** begin **

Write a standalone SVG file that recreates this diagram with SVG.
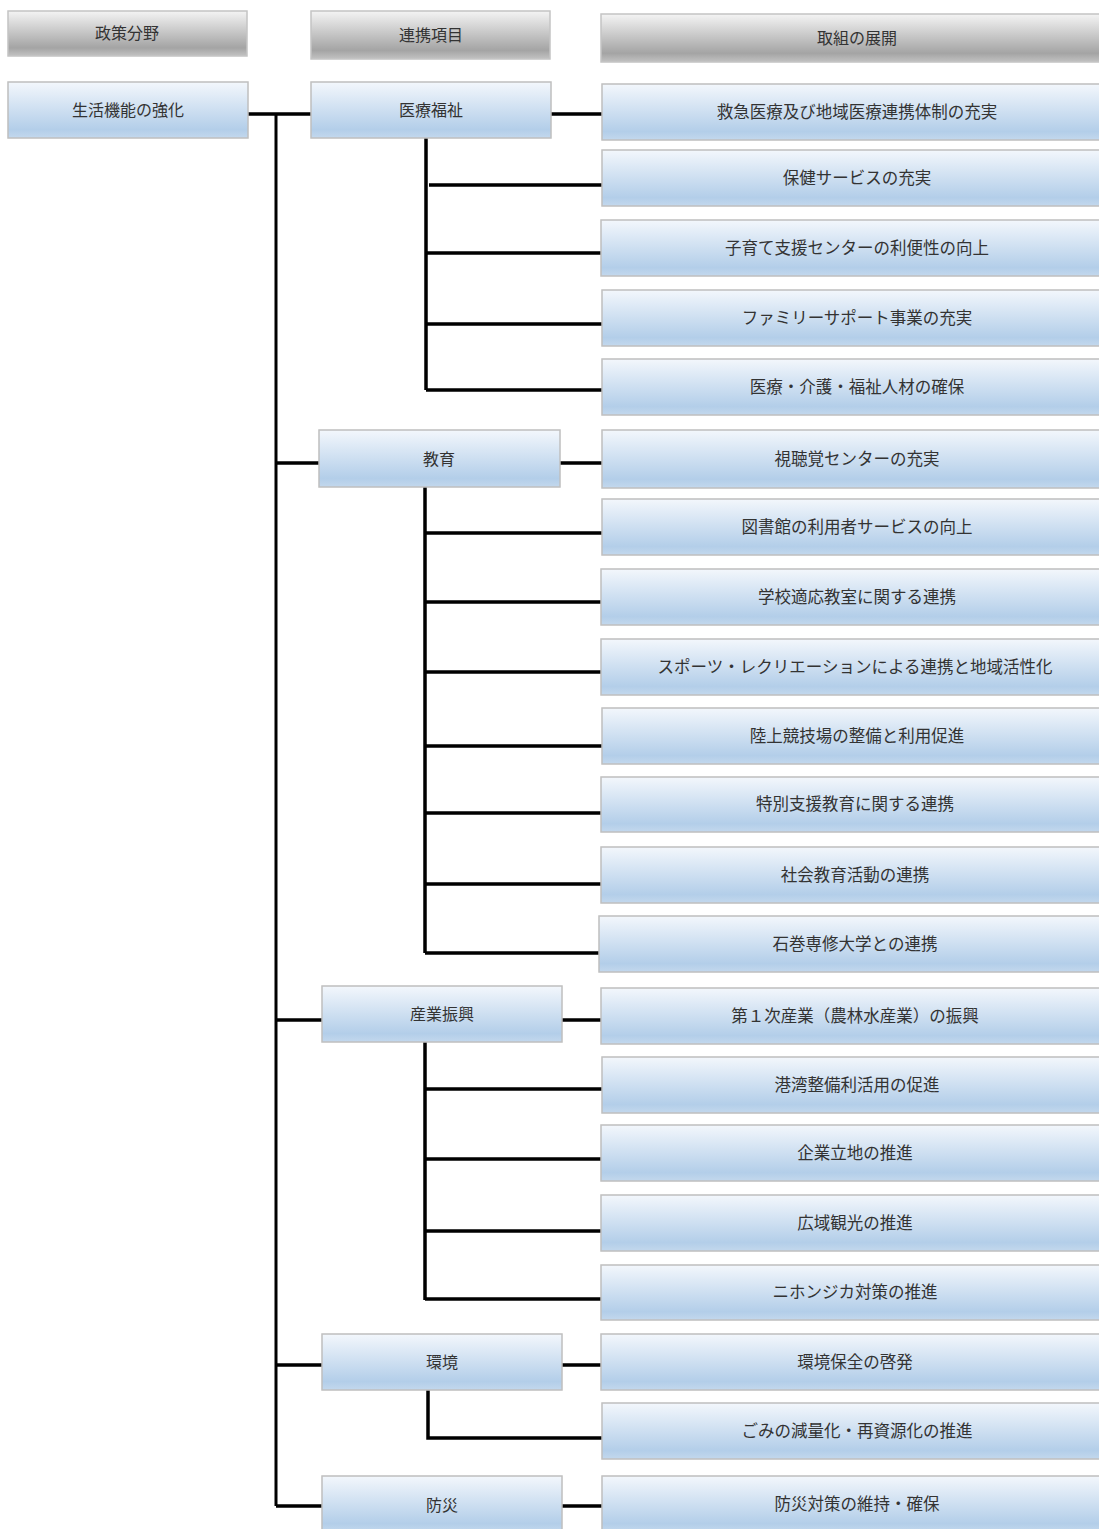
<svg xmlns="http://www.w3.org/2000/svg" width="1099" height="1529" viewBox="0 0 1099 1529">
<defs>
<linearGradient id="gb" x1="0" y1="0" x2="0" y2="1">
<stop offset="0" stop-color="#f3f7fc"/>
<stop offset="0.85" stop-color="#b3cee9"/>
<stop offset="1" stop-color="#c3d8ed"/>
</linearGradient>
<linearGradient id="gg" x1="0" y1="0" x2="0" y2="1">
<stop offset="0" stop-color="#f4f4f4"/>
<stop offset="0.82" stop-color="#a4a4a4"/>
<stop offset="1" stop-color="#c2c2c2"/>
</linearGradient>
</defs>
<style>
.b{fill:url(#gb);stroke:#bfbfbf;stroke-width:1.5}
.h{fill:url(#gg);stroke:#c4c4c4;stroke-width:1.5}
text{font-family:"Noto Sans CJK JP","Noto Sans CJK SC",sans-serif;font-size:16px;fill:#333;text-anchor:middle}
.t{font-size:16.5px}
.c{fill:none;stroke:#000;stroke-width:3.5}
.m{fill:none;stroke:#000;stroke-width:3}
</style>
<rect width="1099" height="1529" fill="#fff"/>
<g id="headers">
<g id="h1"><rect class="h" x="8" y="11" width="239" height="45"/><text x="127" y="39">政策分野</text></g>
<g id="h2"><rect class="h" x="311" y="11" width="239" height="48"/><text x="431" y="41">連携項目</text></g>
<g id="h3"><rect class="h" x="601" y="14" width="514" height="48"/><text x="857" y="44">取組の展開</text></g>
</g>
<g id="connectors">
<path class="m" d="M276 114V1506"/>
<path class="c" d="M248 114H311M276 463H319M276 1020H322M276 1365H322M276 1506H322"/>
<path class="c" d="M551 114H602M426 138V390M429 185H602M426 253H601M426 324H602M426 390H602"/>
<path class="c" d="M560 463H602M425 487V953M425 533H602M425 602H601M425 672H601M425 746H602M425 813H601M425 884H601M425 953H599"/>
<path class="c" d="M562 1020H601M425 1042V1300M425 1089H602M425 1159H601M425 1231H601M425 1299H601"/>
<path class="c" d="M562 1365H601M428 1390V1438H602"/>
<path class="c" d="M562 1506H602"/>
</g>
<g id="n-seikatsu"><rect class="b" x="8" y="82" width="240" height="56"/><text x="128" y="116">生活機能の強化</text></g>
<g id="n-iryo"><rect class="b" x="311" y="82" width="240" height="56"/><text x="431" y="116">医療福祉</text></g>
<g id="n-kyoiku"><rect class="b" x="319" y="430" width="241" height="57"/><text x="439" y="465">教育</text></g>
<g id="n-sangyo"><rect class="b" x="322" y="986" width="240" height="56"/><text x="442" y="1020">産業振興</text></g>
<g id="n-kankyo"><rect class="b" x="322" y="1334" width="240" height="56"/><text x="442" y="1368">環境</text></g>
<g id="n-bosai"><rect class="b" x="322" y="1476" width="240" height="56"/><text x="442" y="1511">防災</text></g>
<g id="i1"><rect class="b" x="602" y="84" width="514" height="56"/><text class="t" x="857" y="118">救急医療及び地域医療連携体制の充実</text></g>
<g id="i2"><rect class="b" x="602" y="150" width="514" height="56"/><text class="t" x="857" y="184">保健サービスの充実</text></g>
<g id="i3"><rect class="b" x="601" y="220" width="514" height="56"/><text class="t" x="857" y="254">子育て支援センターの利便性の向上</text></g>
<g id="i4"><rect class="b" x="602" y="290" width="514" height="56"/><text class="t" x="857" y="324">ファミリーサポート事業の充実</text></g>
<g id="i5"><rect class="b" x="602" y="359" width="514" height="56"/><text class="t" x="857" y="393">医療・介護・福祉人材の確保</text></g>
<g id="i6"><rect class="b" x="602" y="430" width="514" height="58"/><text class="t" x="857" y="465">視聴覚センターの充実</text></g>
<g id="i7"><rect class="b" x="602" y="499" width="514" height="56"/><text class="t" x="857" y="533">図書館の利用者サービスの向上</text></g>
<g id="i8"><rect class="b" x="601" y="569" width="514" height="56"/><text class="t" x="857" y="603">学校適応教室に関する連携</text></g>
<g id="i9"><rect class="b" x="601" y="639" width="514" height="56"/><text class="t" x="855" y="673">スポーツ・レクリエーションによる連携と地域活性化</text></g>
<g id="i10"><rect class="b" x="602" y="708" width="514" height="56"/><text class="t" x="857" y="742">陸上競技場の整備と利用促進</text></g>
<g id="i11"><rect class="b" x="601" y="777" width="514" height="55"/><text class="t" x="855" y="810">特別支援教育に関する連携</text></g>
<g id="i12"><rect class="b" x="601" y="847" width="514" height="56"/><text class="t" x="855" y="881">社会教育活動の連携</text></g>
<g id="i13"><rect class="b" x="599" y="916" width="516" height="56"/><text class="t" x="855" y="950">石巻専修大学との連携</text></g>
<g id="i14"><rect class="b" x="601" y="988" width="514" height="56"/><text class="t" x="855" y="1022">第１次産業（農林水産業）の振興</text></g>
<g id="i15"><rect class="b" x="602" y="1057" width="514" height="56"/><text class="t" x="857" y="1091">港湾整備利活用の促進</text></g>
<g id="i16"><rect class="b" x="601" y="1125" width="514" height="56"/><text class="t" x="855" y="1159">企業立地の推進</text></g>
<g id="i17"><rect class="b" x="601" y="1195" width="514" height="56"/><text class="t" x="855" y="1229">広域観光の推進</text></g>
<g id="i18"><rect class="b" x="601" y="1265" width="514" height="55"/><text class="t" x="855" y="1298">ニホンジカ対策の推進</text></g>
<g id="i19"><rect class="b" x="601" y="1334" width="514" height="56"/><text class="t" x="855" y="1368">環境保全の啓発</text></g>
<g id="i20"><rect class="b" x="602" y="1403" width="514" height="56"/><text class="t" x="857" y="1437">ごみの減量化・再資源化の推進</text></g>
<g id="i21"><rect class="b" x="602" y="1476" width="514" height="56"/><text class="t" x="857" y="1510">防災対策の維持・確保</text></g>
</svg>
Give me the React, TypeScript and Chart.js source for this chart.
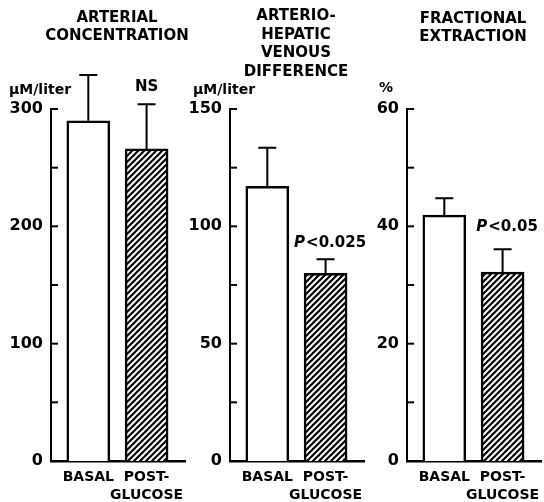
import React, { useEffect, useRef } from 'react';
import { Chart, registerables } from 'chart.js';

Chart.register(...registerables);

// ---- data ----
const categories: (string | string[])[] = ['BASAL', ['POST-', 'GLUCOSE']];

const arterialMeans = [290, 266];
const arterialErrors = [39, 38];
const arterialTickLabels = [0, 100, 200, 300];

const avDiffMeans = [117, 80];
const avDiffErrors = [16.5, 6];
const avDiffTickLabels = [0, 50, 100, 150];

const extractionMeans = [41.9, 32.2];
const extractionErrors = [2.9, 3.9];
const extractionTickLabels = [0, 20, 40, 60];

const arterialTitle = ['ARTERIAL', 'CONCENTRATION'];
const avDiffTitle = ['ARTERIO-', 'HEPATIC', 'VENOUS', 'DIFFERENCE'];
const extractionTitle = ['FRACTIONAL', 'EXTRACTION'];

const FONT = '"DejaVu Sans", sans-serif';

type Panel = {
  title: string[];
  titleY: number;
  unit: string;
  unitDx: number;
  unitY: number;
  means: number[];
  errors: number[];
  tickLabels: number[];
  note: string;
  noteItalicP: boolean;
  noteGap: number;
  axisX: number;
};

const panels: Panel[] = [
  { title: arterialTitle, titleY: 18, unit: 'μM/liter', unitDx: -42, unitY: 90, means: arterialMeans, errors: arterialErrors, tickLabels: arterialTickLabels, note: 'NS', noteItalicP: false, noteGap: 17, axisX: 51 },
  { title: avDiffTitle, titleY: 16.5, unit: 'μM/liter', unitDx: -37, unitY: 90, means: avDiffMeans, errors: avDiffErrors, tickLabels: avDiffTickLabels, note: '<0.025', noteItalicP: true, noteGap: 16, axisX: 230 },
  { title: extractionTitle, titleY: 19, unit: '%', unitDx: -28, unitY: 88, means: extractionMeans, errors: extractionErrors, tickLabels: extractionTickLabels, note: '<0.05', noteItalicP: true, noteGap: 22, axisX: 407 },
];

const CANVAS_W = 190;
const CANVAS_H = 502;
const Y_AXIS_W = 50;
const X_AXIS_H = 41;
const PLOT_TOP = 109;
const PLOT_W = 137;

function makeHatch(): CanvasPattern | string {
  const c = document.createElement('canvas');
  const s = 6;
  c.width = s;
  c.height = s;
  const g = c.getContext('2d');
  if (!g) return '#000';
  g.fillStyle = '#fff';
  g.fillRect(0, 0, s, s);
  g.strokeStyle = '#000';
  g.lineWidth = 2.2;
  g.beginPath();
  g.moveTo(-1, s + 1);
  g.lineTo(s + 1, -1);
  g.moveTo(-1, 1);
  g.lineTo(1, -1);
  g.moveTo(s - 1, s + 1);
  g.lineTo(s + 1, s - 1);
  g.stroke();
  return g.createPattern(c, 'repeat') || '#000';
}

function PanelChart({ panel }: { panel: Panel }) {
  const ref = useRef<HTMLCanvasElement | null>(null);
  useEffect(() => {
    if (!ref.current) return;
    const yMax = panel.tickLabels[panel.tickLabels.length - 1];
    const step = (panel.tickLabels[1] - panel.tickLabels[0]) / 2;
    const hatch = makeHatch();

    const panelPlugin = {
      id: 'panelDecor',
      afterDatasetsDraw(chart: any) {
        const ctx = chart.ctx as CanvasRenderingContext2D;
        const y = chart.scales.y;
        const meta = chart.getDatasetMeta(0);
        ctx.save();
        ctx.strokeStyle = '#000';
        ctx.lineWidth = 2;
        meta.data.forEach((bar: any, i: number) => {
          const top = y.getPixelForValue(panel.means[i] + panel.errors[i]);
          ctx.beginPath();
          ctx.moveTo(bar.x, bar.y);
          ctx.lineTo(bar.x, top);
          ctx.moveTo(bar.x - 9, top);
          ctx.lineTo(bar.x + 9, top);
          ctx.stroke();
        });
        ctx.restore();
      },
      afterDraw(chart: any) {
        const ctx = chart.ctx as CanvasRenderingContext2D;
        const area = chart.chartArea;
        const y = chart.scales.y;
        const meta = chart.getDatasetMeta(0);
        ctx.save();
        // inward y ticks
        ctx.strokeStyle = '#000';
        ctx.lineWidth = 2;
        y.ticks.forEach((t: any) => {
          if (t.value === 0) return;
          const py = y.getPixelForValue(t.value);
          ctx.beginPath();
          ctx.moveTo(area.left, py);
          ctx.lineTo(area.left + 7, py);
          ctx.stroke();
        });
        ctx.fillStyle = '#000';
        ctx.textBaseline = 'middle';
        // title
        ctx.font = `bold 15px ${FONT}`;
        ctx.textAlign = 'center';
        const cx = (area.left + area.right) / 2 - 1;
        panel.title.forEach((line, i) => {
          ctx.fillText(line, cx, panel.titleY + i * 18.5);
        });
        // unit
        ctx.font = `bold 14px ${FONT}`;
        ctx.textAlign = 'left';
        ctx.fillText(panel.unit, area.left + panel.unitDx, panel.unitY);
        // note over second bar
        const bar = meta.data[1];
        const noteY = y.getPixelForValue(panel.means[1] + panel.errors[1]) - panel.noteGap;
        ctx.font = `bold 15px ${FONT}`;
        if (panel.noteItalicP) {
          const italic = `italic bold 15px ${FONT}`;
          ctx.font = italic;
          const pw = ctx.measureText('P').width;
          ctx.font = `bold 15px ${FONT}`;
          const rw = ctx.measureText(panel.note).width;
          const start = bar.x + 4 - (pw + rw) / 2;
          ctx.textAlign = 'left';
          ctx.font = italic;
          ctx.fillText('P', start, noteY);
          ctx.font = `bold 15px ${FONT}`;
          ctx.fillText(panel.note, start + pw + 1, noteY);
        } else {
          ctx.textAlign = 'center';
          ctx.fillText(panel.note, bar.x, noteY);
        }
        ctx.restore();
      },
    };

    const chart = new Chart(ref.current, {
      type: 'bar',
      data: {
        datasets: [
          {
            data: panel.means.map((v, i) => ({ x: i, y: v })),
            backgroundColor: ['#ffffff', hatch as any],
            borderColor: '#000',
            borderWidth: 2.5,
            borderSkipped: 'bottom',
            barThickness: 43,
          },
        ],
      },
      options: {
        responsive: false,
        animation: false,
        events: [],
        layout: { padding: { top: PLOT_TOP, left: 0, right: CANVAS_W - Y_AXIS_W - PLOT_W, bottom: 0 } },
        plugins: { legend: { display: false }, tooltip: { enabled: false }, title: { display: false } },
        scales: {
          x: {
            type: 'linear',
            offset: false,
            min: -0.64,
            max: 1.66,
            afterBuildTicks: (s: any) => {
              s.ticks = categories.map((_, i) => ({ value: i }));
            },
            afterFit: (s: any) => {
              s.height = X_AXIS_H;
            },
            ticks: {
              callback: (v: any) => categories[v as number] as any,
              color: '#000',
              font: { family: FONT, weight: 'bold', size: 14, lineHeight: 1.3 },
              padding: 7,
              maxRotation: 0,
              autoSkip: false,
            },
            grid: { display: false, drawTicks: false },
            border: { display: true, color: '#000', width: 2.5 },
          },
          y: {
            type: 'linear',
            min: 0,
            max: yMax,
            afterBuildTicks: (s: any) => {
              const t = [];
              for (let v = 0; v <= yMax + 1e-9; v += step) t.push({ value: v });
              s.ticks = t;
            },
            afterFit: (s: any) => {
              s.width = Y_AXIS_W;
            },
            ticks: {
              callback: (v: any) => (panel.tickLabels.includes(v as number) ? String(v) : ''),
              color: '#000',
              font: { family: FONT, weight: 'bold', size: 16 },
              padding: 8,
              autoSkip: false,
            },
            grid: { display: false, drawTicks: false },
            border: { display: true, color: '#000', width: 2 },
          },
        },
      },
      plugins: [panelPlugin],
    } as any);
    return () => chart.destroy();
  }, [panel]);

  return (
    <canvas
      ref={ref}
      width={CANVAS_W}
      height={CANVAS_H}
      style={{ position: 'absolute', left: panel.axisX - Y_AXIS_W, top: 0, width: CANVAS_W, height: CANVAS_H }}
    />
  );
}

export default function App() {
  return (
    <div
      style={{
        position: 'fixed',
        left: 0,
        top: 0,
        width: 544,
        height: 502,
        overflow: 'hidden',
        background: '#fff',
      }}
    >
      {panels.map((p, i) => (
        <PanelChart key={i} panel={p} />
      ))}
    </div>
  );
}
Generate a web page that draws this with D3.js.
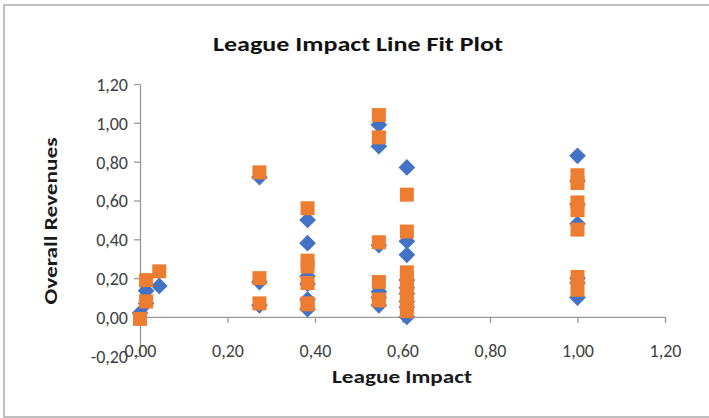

** end **

Restate word for word the part that opens with the line containing "Give me the" and closes with the line containing "const PLOT_W = 137;", both ends included, and nothing else. Omit any images.

_Task response:_
Give me the React, TypeScript and Chart.js source for this chart.
import React, { useEffect, useRef } from 'react';
import { Chart, registerables } from 'chart.js';

Chart.register(...registerables);

// ---- data ----
const categories: (string | string[])[] = ['BASAL', ['POST-', 'GLUCOSE']];

const arterialMeans = [290, 266];
const arterialErrors = [39, 38];
const arterialTickLabels = [0, 100, 200, 300];

const avDiffMeans = [117, 80];
const avDiffErrors = [16.5, 6];
const avDiffTickLabels = [0, 50, 100, 150];

const extractionMeans = [41.9, 32.2];
const extractionErrors = [2.9, 3.9];
const extractionTickLabels = [0, 20, 40, 60];

const arterialTitle = ['ARTERIAL', 'CONCENTRATION'];
const avDiffTitle = ['ARTERIO-', 'HEPATIC', 'VENOUS', 'DIFFERENCE'];
const extractionTitle = ['FRACTIONAL', 'EXTRACTION'];

const FONT = '"DejaVu Sans", sans-serif';

type Panel = {
  title: string[];
  titleY: number;
  unit: string;
  unitDx: number;
  unitY: number;
  means: number[];
  errors: number[];
  tickLabels: number[];
  note: string;
  noteItalicP: boolean;
  noteGap: number;
  axisX: number;
};

const panels: Panel[] = [
  { title: arterialTitle, titleY: 18, unit: 'μM/liter', unitDx: -42, unitY: 90, means: arterialMeans, errors: arterialErrors, tickLabels: arterialTickLabels, note: 'NS', noteItalicP: false, noteGap: 17, axisX: 51 },
  { title: avDiffTitle, titleY: 16.5, unit: 'μM/liter', unitDx: -37, unitY: 90, means: avDiffMeans, errors: avDiffErrors, tickLabels: avDiffTickLabels, note: '<0.025', noteItalicP: true, noteGap: 16, axisX: 230 },
  { title: extractionTitle, titleY: 19, unit: '%', unitDx: -28, unitY: 88, means: extractionMeans, errors: extractionErrors, tickLabels: extractionTickLabels, note: '<0.05', noteItalicP: true, noteGap: 22, axisX: 407 },
];

const CANVAS_W = 190;
const CANVAS_H = 502;
const Y_AXIS_W = 50;
const X_AXIS_H = 41;
const PLOT_TOP = 109;
const PLOT_W = 137;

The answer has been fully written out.